↓↓↓

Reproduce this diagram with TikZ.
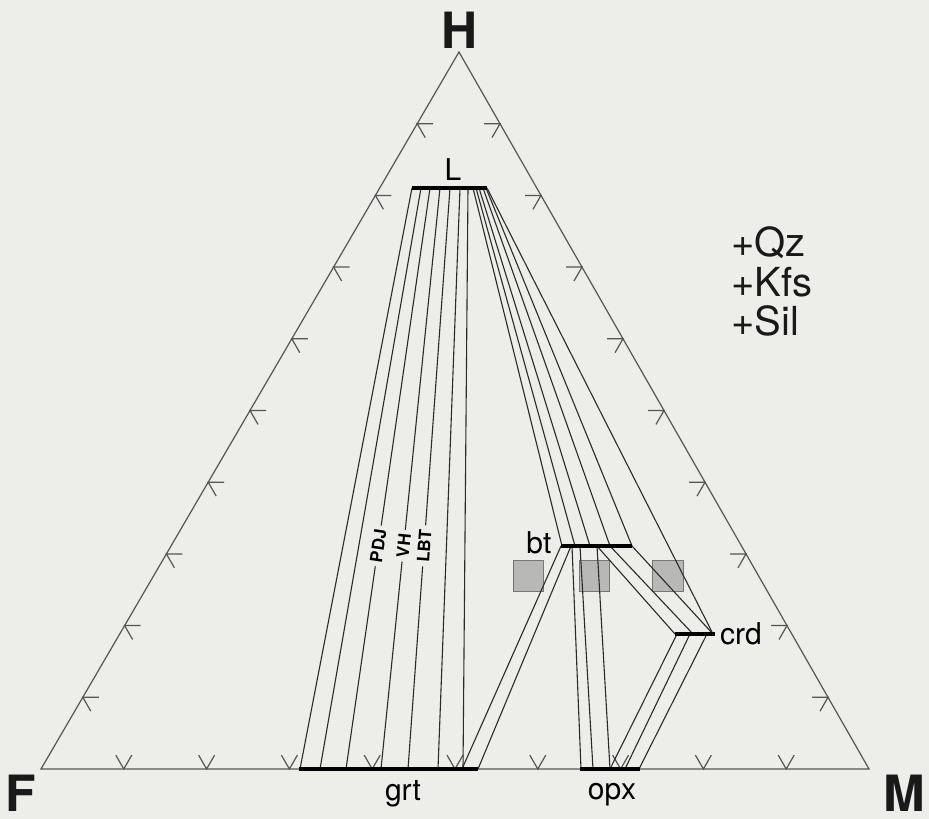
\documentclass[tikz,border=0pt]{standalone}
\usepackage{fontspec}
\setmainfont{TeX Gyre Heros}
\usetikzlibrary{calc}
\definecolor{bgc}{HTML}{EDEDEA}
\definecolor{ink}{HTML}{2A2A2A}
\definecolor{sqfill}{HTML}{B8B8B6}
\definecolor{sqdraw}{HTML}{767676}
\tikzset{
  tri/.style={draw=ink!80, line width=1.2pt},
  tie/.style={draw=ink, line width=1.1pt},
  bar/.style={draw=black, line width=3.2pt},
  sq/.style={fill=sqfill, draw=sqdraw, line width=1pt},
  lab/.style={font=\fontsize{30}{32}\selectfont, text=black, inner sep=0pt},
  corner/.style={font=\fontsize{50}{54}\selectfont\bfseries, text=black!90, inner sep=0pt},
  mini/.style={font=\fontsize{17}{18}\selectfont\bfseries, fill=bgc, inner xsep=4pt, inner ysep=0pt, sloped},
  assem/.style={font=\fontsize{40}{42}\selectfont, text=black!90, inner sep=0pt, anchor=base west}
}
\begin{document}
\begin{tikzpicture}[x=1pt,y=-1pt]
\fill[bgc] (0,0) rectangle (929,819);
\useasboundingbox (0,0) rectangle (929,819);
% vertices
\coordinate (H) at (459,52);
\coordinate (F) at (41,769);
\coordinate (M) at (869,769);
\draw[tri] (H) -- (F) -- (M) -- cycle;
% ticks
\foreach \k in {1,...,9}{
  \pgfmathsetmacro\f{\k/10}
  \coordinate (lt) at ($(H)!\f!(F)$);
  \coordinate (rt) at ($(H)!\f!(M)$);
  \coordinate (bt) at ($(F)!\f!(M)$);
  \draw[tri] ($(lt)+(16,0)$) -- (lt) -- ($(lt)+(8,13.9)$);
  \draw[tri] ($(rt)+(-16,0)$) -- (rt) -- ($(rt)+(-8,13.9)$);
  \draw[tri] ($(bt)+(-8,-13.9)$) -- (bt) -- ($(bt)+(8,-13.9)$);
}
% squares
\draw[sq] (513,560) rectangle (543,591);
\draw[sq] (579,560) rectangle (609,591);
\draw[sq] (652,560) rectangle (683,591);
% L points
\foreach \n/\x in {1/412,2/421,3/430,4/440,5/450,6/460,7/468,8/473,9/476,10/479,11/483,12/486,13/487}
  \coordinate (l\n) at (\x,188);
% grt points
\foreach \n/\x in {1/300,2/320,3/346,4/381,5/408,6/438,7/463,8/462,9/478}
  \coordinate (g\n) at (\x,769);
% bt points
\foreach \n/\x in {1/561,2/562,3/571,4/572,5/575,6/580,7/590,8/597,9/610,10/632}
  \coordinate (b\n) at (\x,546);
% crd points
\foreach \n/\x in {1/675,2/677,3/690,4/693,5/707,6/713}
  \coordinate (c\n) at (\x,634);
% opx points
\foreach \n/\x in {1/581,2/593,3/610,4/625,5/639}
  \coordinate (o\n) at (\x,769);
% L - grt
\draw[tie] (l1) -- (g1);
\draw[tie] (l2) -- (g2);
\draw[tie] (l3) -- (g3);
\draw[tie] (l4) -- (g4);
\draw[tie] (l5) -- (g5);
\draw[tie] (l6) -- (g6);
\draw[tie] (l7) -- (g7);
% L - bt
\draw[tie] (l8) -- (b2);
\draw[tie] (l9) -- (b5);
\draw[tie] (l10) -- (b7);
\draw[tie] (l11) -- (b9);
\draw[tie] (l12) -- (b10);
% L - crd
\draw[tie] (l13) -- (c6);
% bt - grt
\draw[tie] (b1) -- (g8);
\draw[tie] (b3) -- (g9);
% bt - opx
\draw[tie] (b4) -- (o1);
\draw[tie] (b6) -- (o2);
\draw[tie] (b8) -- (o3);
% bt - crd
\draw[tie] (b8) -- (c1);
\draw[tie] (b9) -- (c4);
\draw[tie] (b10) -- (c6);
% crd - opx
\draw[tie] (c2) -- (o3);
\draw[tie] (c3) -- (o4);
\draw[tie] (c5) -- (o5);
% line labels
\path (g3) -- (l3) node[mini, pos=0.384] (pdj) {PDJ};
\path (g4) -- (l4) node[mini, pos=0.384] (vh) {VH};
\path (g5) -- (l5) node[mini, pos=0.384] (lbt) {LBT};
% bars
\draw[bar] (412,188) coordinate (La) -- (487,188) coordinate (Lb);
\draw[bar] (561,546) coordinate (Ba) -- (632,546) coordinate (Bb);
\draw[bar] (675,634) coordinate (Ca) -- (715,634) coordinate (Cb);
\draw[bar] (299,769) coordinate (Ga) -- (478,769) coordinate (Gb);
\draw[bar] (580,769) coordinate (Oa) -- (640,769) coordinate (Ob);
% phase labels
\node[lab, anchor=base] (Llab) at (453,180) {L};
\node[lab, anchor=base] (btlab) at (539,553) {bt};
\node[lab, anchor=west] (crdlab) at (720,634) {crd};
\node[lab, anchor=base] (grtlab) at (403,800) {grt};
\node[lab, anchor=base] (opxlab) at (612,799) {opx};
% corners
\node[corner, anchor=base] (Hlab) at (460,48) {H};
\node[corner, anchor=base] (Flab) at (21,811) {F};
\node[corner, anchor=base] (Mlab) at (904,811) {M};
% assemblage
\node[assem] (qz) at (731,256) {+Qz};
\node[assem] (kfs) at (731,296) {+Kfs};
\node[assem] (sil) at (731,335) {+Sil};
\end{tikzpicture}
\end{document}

↑↑↑

## Objective
Exclude every picture and copy the remaining data exactly.

## Task solution
Reproduce this diagram with TikZ.
\documentclass[tikz,border=0pt]{standalone}
\usepackage{fontspec}
\setmainfont{TeX Gyre Heros}
\usetikzlibrary{calc}
\definecolor{bgc}{HTML}{EDEDEA}
\definecolor{ink}{HTML}{2A2A2A}
\definecolor{sqfill}{HTML}{B8B8B6}
\definecolor{sqdraw}{HTML}{767676}
\tikzset{
  tri/.style={draw=ink!80, line width=1.2pt},
  tie/.style={draw=ink, line width=1.1pt},
  bar/.style={draw=black, line width=3.2pt},
  sq/.style={fill=sqfill, draw=sqdraw, line width=1pt},
  lab/.style={font=\fontsize{30}{32}\selectfont, text=black, inner sep=0pt},
  corner/.style={font=\fontsize{50}{54}\selectfont\bfseries, text=black!90, inner sep=0pt},
  mini/.style={font=\fontsize{17}{18}\selectfont\bfseries, fill=bgc, inner xsep=4pt, inner ysep=0pt, sloped},
  assem/.style={font=\fontsize{40}{42}\selectfont, text=black!90, inner sep=0pt, anchor=base west}
}
\begin{document}
\begin{tikzpicture}[x=1pt,y=-1pt]
\fill[bgc] (0,0) rectangle (929,819);
\useasboundingbox (0,0) rectangle (929,819);
% vertices
\coordinate (H) at (459,52);
\coordinate (F) at (41,769);
\coordinate (M) at (869,769);
\draw[tri] (H) -- (F) -- (M) -- cycle;
% ticks
\foreach \k in {1,...,9}{
  \pgfmathsetmacro\f{\k/10}
  \coordinate (lt) at ($(H)!\f!(F)$);
  \coordinate (rt) at ($(H)!\f!(M)$);
  \coordinate (bt) at ($(F)!\f!(M)$);
  \draw[tri] ($(lt)+(16,0)$) -- (lt) -- ($(lt)+(8,13.9)$);
  \draw[tri] ($(rt)+(-16,0)$) -- (rt) -- ($(rt)+(-8,13.9)$);
  \draw[tri] ($(bt)+(-8,-13.9)$) -- (bt) -- ($(bt)+(8,-13.9)$);
}
% squares
\draw[sq] (513,560) rectangle (543,591);
\draw[sq] (579,560) rectangle (609,591);
\draw[sq] (652,560) rectangle (683,591);
% L points
\foreach \n/\x in {1/412,2/421,3/430,4/440,5/450,6/460,7/468,8/473,9/476,10/479,11/483,12/486,13/487}
  \coordinate (l\n) at (\x,188);
% grt points
\foreach \n/\x in {1/300,2/320,3/346,4/381,5/408,6/438,7/463,8/462,9/478}
  \coordinate (g\n) at (\x,769);
% bt points
\foreach \n/\x in {1/561,2/562,3/571,4/572,5/575,6/580,7/590,8/597,9/610,10/632}
  \coordinate (b\n) at (\x,546);
% crd points
\foreach \n/\x in {1/675,2/677,3/690,4/693,5/707,6/713}
  \coordinate (c\n) at (\x,634);
% opx points
\foreach \n/\x in {1/581,2/593,3/610,4/625,5/639}
  \coordinate (o\n) at (\x,769);
% L - grt
\draw[tie] (l1) -- (g1);
\draw[tie] (l2) -- (g2);
\draw[tie] (l3) -- (g3);
\draw[tie] (l4) -- (g4);
\draw[tie] (l5) -- (g5);
\draw[tie] (l6) -- (g6);
\draw[tie] (l7) -- (g7);
% L - bt
\draw[tie] (l8) -- (b2);
\draw[tie] (l9) -- (b5);
\draw[tie] (l10) -- (b7);
\draw[tie] (l11) -- (b9);
\draw[tie] (l12) -- (b10);
% L - crd
\draw[tie] (l13) -- (c6);
% bt - grt
\draw[tie] (b1) -- (g8);
\draw[tie] (b3) -- (g9);
% bt - opx
\draw[tie] (b4) -- (o1);
\draw[tie] (b6) -- (o2);
\draw[tie] (b8) -- (o3);
% bt - crd
\draw[tie] (b8) -- (c1);
\draw[tie] (b9) -- (c4);
\draw[tie] (b10) -- (c6);
% crd - opx
\draw[tie] (c2) -- (o3);
\draw[tie] (c3) -- (o4);
\draw[tie] (c5) -- (o5);
% line labels
\path (g3) -- (l3) node[mini, pos=0.384] (pdj) {PDJ};
\path (g4) -- (l4) node[mini, pos=0.384] (vh) {VH};
\path (g5) -- (l5) node[mini, pos=0.384] (lbt) {LBT};
% bars
\draw[bar] (412,188) coordinate (La) -- (487,188) coordinate (Lb);
\draw[bar] (561,546) coordinate (Ba) -- (632,546) coordinate (Bb);
\draw[bar] (675,634) coordinate (Ca) -- (715,634) coordinate (Cb);
\draw[bar] (299,769) coordinate (Ga) -- (478,769) coordinate (Gb);
\draw[bar] (580,769) coordinate (Oa) -- (640,769) coordinate (Ob);
% phase labels
\node[lab, anchor=base] (Llab) at (453,180) {L};
\node[lab, anchor=base] (btlab) at (539,553) {bt};
\node[lab, anchor=west] (crdlab) at (720,634) {crd};
\node[lab, anchor=base] (grtlab) at (403,800) {grt};
\node[lab, anchor=base] (opxlab) at (612,799) {opx};
% corners
\node[corner, anchor=base] (Hlab) at (460,48) {H};
\node[corner, anchor=base] (Flab) at (21,811) {F};
\node[corner, anchor=base] (Mlab) at (904,811) {M};
% assemblage
\node[assem] (qz) at (731,256) {+Qz};
\node[assem] (kfs) at (731,296) {+Kfs};
\node[assem] (sil) at (731,335) {+Sil};
\end{tikzpicture}
\end{document}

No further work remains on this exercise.